Kratina has played most, if not all, of Omaha’s club courses as part of being on OCC’s interclub team. “I really enjoy playing public courses, too. There are some very nice public courses in town.”
She and husband Mark also get to other courses in Nebraska, especially in the northern part of the state.
“There are a lot of nice courses in the Sandhills, and the newest notable course that just opened this year is CapRock Ranch [in Valentine],” she said. “We’re really tickled to get to play CapRock Ranch, it’s an awesome course.”
Other favorite Sandhills-area courses are The Prairie Club and Dismal River Club. Outside of Nebraska, Kratina’s favorite courses have been Augusta National Golf Course in Georgia, known for the Masters Tournament; and Cypress Point Club in California. During North American travels, the Kratinas have been able to play courses in Canada and Mexico. During travel abroad over the years, they’ve managed to get to courses in Australia, Ireland, and—of course—Scotland.
“Our travel pals are all golfers, and most of the trips we take are to a course somewhere,” Kratina said.
Kratina’s favorite course ever? She’s loyal to her home club.
“OCC feels like an old friend,” she said. “I’ve made a lot of great memories with friends and family, and that would include the staff out there, who also feel like family.”
She’s especially proud that OCC was the site of the 2021 U.S. Senior Open in July and also in 2013.
“We helped work it the first time, but this time we just watched,” she said.
“It was wonderful.”
Kratina is now teaching her grandchildren to golf. Wade is also passing along the love of golf; his 6-year-old granddaughter received a set of golf clubs for her birthday this summer and is eager to get on the course with her grandfather.
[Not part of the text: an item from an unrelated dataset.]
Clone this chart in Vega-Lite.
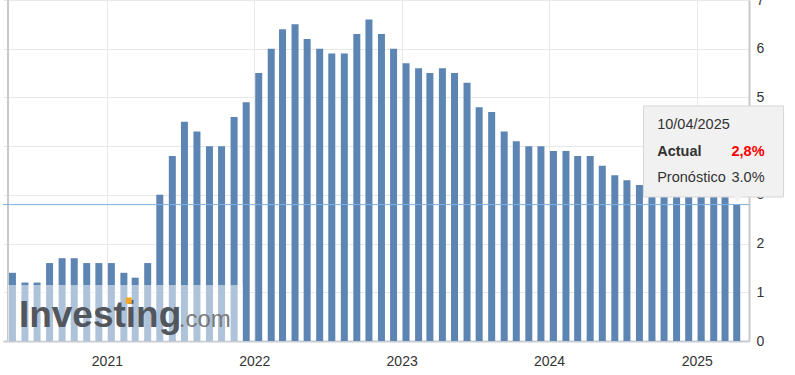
{
  "$schema": "https://vega.github.io/schema/vega-lite/v6.json",
  "width": 746,
  "height": 341,
  "autosize": {"type": "none"},
  "padding": {"left": 3, "top": 0, "right": 46, "bottom": 34},
  "config": {
    "view": {"stroke": null},
    "font": "Liberation Sans",
    "axis": {"labelFont": "Liberation Sans", "labelFontSize": 14, "labelColor": "#333333", "gridColor": "#e8e8e8", "gridWidth": 1, "ticks": false, "title": null}
  },
  "datasets": {
    "cpi": [
      {"date": "2020-05-12", "value": 1.4},
      {"date": "2020-06-12", "value": 1.2},
      {"date": "2020-07-12", "value": 1.2},
      {"date": "2020-08-12", "value": 1.6},
      {"date": "2020-09-12", "value": 1.7},
      {"date": "2020-10-12", "value": 1.7},
      {"date": "2020-11-12", "value": 1.6},
      {"date": "2020-12-12", "value": 1.6},
      {"date": "2021-01-12", "value": 1.6},
      {"date": "2021-02-12", "value": 1.4},
      {"date": "2021-03-12", "value": 1.3},
      {"date": "2021-04-12", "value": 1.6},
      {"date": "2021-05-12", "value": 3.0},
      {"date": "2021-06-12", "value": 3.8},
      {"date": "2021-07-12", "value": 4.5},
      {"date": "2021-08-12", "value": 4.3},
      {"date": "2021-09-12", "value": 4.0},
      {"date": "2021-10-12", "value": 4.0},
      {"date": "2021-11-12", "value": 4.6},
      {"date": "2021-12-12", "value": 4.9},
      {"date": "2022-01-12", "value": 5.5},
      {"date": "2022-02-12", "value": 6.0},
      {"date": "2022-03-12", "value": 6.4},
      {"date": "2022-04-12", "value": 6.5},
      {"date": "2022-05-12", "value": 6.2},
      {"date": "2022-06-12", "value": 6.0},
      {"date": "2022-07-12", "value": 5.9},
      {"date": "2022-08-12", "value": 5.9},
      {"date": "2022-09-12", "value": 6.3},
      {"date": "2022-10-12", "value": 6.6},
      {"date": "2022-11-12", "value": 6.3},
      {"date": "2022-12-12", "value": 6.0},
      {"date": "2023-01-12", "value": 5.7},
      {"date": "2023-02-12", "value": 5.6},
      {"date": "2023-03-12", "value": 5.5},
      {"date": "2023-04-12", "value": 5.6},
      {"date": "2023-05-12", "value": 5.5},
      {"date": "2023-06-12", "value": 5.3},
      {"date": "2023-07-12", "value": 4.8},
      {"date": "2023-08-12", "value": 4.7},
      {"date": "2023-09-12", "value": 4.3},
      {"date": "2023-10-12", "value": 4.1},
      {"date": "2023-11-12", "value": 4.0},
      {"date": "2023-12-12", "value": 4.0},
      {"date": "2024-01-12", "value": 3.9},
      {"date": "2024-02-12", "value": 3.9},
      {"date": "2024-03-12", "value": 3.8},
      {"date": "2024-04-12", "value": 3.8},
      {"date": "2024-05-12", "value": 3.6},
      {"date": "2024-06-12", "value": 3.4},
      {"date": "2024-07-12", "value": 3.3},
      {"date": "2024-08-12", "value": 3.2},
      {"date": "2024-09-12", "value": 3.2},
      {"date": "2024-10-12", "value": 3.3},
      {"date": "2024-11-12", "value": 3.3},
      {"date": "2024-12-12", "value": 3.3},
      {"date": "2025-01-12", "value": 3.2},
      {"date": "2025-02-12", "value": 3.3},
      {"date": "2025-03-12", "value": 3.1},
      {"date": "2025-04-10", "value": 2.8}
    ],
    "overlay": [
      {"start": "2020-05-01", "end": "2021-12-04", "low": 0, "high": 1.15}
    ],
    "logo": [
      {"date": "2020-05-28", "value": 0.287, "label": "Investing", "part": "main"},
      {"date": "2021-06-28", "value": 0.287, "label": ".com", "part": "com"}
    ],
    "logodot": [
      {"date": "2021-02-24", "value": 0.83}
    ],
    "box": [
      {"start": "2024-08-22", "end": "2025-08-04", "low": 2.956, "high": 4.825}
    ],
    "boxtext": [
      {"date": "2024-09-25", "value": 4.434, "label": "10/04/2025", "kind": "date"},
      {"date": "2024-09-25", "value": 3.87, "label": "Actual", "kind": "actual"},
      {"date": "2024-09-25", "value": 3.346, "label": "Pronóstico", "kind": "plain"}
    ],
    "boxvals": [
      {"date": "2025-06-18", "value": 3.87, "label": "2,8%", "kind": "actual"},
      {"date": "2025-06-18", "value": 3.346, "label": "3.0%", "kind": "forecast"}
    ],
    "pointer": [
      {"date": "2025-04-12", "value": 2.93}
    ],
    "edge": [
      {"date": "2020-05-01"}
    ],
    "latest": [
      {"value": 2.8}
    ]
  },
  "layer": [
    {
      "data": {"name": "cpi"},
      "mark": {"type": "bar", "size": 7},
      "encoding": {
        "x": {
          "field": "date", "type": "temporal", "title": null,
          "scale": {"domain": [{"year": 2020, "month": 5, "date": 1}, {"year": 2025, "month": 4, "date": 28}]},
          "axis": {
            "values": [{"year": 2021, "month": 1, "date": 1}, {"year": 2022, "month": 1, "date": 1}, {"year": 2023, "month": 1, "date": 1}, {"year": 2024, "month": 1, "date": 1}, {"year": 2025, "month": 1, "date": 1}],
            "format": "%Y", "grid": true, "domainColor": "#c8ccd2", "domainWidth": 2, "labelPadding": 13, "labelFlush": false
          }
        },
        "y": {
          "field": "value", "type": "quantitative", "title": null,
          "scale": {"domain": [0, 7], "nice": false},
          "axis": {"orient": "right", "values": [0, 1, 2, 3, 4, 5, 6, 7], "labelExpr": "datum.value == 4 ? '' : datum.label", "grid": true, "domainColor": "#c8c8c8", "domainWidth": 2, "labelPadding": 7, "labelFlush": false, "labelBaseline": "middle"}
        },
        "color": {"condition": {"test": "datum.date === '2025-04-10'", "value": "#7aa0c9"}, "value": "#5d85b3"}
      }
    },
    {
      "data": {"name": "edge"},
      "mark": {"type": "rule", "color": "#c8c8c8", "strokeWidth": 2},
      "encoding": {"x": {"field": "date", "type": "temporal", "title": null}}
    },
    {
      "data": {"name": "latest"},
      "mark": {"type": "rule", "color": "#7fb0e0", "strokeWidth": 1},
      "encoding": {"y": {"field": "value", "type": "quantitative", "title": null}}
    },
    {
      "data": {"name": "overlay"},
      "mark": {"type": "rect", "color": "#ffffff", "opacity": 0.5},
      "encoding": {
        "x": {"field": "start", "type": "temporal", "title": null},
        "x2": {"field": "end"},
        "y": {"field": "low", "type": "quantitative", "title": null},
        "y2": {"field": "high"}
      }
    },
    {
      "data": {"name": "logo"},
      "transform": [{"filter": "datum.part === 'main'"}],
      "mark": {"type": "text", "align": "left", "baseline": "alphabetic", "fontSize": 37, "fontWeight": "bold", "color": "#52575d", "font": "Liberation Sans"},
      "encoding": {
        "x": {"field": "date", "type": "temporal", "title": null},
        "y": {"field": "value", "type": "quantitative", "title": null},
        "text": {"field": "label"}
      }
    },
    {
      "data": {"name": "logo"},
      "transform": [{"filter": "datum.part === 'com'"}],
      "mark": {"type": "text", "align": "left", "baseline": "alphabetic", "fontSize": 24, "color": "#7a7a7a", "font": "Liberation Sans"},
      "encoding": {
        "x": {"field": "date", "type": "temporal", "title": null},
        "y": {"field": "value", "type": "quantitative", "title": null},
        "text": {"field": "label"}
      }
    },
    {
      "data": {"name": "logodot"},
      "mark": {"type": "point", "shape": "square", "filled": true, "size": 38, "color": "#f5a623", "opacity": 1},
      "encoding": {
        "x": {"field": "date", "type": "temporal", "title": null},
        "y": {"field": "value", "type": "quantitative", "title": null}
      }
    },
    {
      "data": {"name": "box"},
      "mark": {"type": "rect", "color": "#f1f1f1", "stroke": "#d6d6d6", "strokeWidth": 1, "clip": false},
      "encoding": {
        "x": {"field": "start", "type": "temporal", "title": null},
        "x2": {"field": "end"},
        "y": {"field": "low", "type": "quantitative", "title": null},
        "y2": {"field": "high"}
      }
    },
    {
      "data": {"name": "pointer"},
      "mark": {"type": "point", "shape": "triangle-down", "filled": true, "size": 90, "color": "#f1f1f1", "opacity": 1},
      "encoding": {
        "x": {"field": "date", "type": "temporal", "title": null},
        "y": {"field": "value", "type": "quantitative", "title": null}
      }
    },
    {
      "data": {"name": "boxtext"},
      "transform": [{"filter": "datum.kind !== 'actual'"}],
      "mark": {"type": "text", "align": "left", "baseline": "middle", "fontSize": 14.5, "color": "#333333", "font": "Liberation Sans"},
      "encoding": {
        "x": {"field": "date", "type": "temporal", "title": null},
        "y": {"field": "value", "type": "quantitative", "title": null},
        "text": {"field": "label"}
      }
    },
    {
      "data": {"name": "boxtext"},
      "transform": [{"filter": "datum.kind === 'actual'"}],
      "mark": {"type": "text", "align": "left", "baseline": "middle", "fontSize": 14.5, "fontWeight": "bold", "color": "#333333", "font": "Liberation Sans"},
      "encoding": {
        "x": {"field": "date", "type": "temporal", "title": null},
        "y": {"field": "value", "type": "quantitative", "title": null},
        "text": {"field": "label"}
      }
    },
    {
      "data": {"name": "boxvals"},
      "transform": [{"filter": "datum.kind === 'actual'"}],
      "mark": {"type": "text", "align": "right", "baseline": "middle", "fontSize": 14.5, "fontWeight": "bold", "color": "#ff0000", "font": "Liberation Sans", "clip": false},
      "encoding": {
        "x": {"field": "date", "type": "temporal", "title": null},
        "y": {"field": "value", "type": "quantitative", "title": null},
        "text": {"field": "label"}
      }
    },
    {
      "data": {"name": "boxvals"},
      "transform": [{"filter": "datum.kind !== 'actual'"}],
      "mark": {"type": "text", "align": "right", "baseline": "middle", "fontSize": 14.5, "color": "#333333", "font": "Liberation Sans", "clip": false},
      "encoding": {
        "x": {"field": "date", "type": "temporal", "title": null},
        "y": {"field": "value", "type": "quantitative", "title": null},
        "text": {"field": "label"}
      }
    }
  ]
}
She’s part of the fourth generation of golfers in his family.
“My dad gave me a golf club when I was 7,” Wade said. “At 7, I was already walking around the golf course with my father. It’s a game that you can be engaged with your entire life.”
“I am so very thankful for so many things in life, and golf would be right at the top of my list. It’s afforded my husband and me great friends, good exercise, great travel, and wonderful memories,” Kratina said.